Russian Tank Tractor
In the summer and autumn of 1941 the Soviet Union faced a crisis that no pre-war production plan had truly anticipated. The opening blows of Operation Barbarossa shattered large parts of the Red Army’s armoured forces, while many of the factories capable of building modern tanks were either under direct threat or in the middle of chaotic evacuations to the east. In this gap between catastrophic losses and the slow restart of full-scale tank production, Soviet industry turned to the fastest substitute it could find: tracked agricultural tractors.
The most famous of these emergency machines was the KhTZ-16, produced at the Kharkiv Tractor Plant. The idea behind it was brutally simple. Tractors already existed in large numbers, were designed to work off-road, and were built in factories that could be adapted far more quickly than a tank plant starting from scratch. By enclosing a tractor chassis in armour and mounting a tank gun, the Soviets hoped to create a stopgap armoured fighting vehicle that could be rushed straight into combat.
Although often imagined as crude, almost homemade machines, the KhTZ-16 was the result of a rushed but genuine design effort. The basic agricultural tractor was heavily modified: the engine installation was altered, the internal layout reworked to create space for a fighting compartment, and a welded armoured hull designed around whatever steel plate could realistically be obtained. Armour thickness varied depending on availability, but even at its best it was thin by tank standards. Protection was strongest at the front and weakest on the sides and rear, reflecting both shortages of material and the expectation that these vehicles would mainly fight from frontal defensive positions.

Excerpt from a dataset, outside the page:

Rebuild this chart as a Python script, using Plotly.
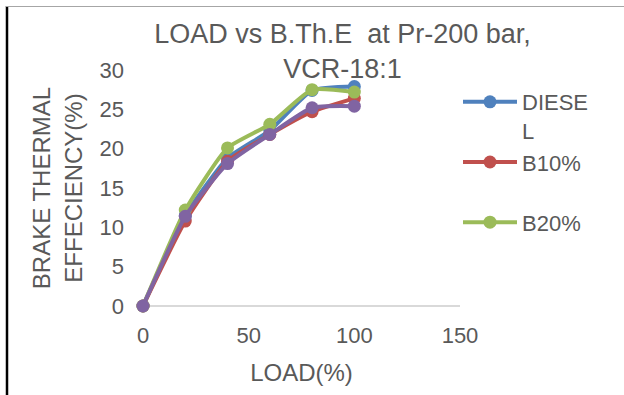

The usual armament was the 45 mm tank gun that equipped many early-war Soviet light tanks, supplemented by a machine gun. Against lightly armoured German vehicles this weapon could still be effective in 1941, but its limited traverse meant the KhTZ-16 often had to turn its entire hull to aim. Combined with the tractor’s low speed and clumsy handling, this made the vehicle poorly suited to mobile combat. Crews worked in cramped conditions with limited visibility, and mechanical reliability suffered as civilian machinery was pushed far beyond its intended limits.
Production figures highlight just how desperate the situation was. On paper, Soviet authorities demanded hundreds or even thousands of armoured tractors, but reality quickly intervened. Armour plate was in short supply, weapon deliveries were inconsistent, and Kharkiv itself soon came under direct threat from advancing German forces. In practice, only a few dozen KhTZ-16s were completed before evacuation disrupted production. Depending on how incomplete vehicles and later assemblies are counted, the total number built is usually estimated at around seventy to ninety. The vast gap between the ambitious plans and the small number actually produced underlines the chaos of Soviet industry in late 1941.
In combat, the KhTZ-16 was a stopgap rather than a true solution. It could not stand up to German anti-tank guns in open terrain and was quickly lost when used like a real tank. Most were destroyed during the desperate defensive fighting of 1941, often committed in small groups wherever armour was urgently needed. However, in urban combat or prepared defensive positions, the vehicle could still be useful. Acting as a mobile gun platform, supporting infantry, or guarding roadblocks, it provided armoured firepower where none might otherwise have existed. A handful even appear to have survived long enough to be used again during fighting around Kharkov in 1942.
Beyond their limited battlefield effectiveness, these tractor-based tanks had an important psychological value. For Soviet troops retreating under relentless pressure, the presence of any armoured vehicle could lift morale. For the enemy, encountering armoured resistance built from unexpected sources could cause confusion and hesitation. The KhTZ-16 and similar improvised machines were not symbols of technological strength, but of improvisation under extreme pressure.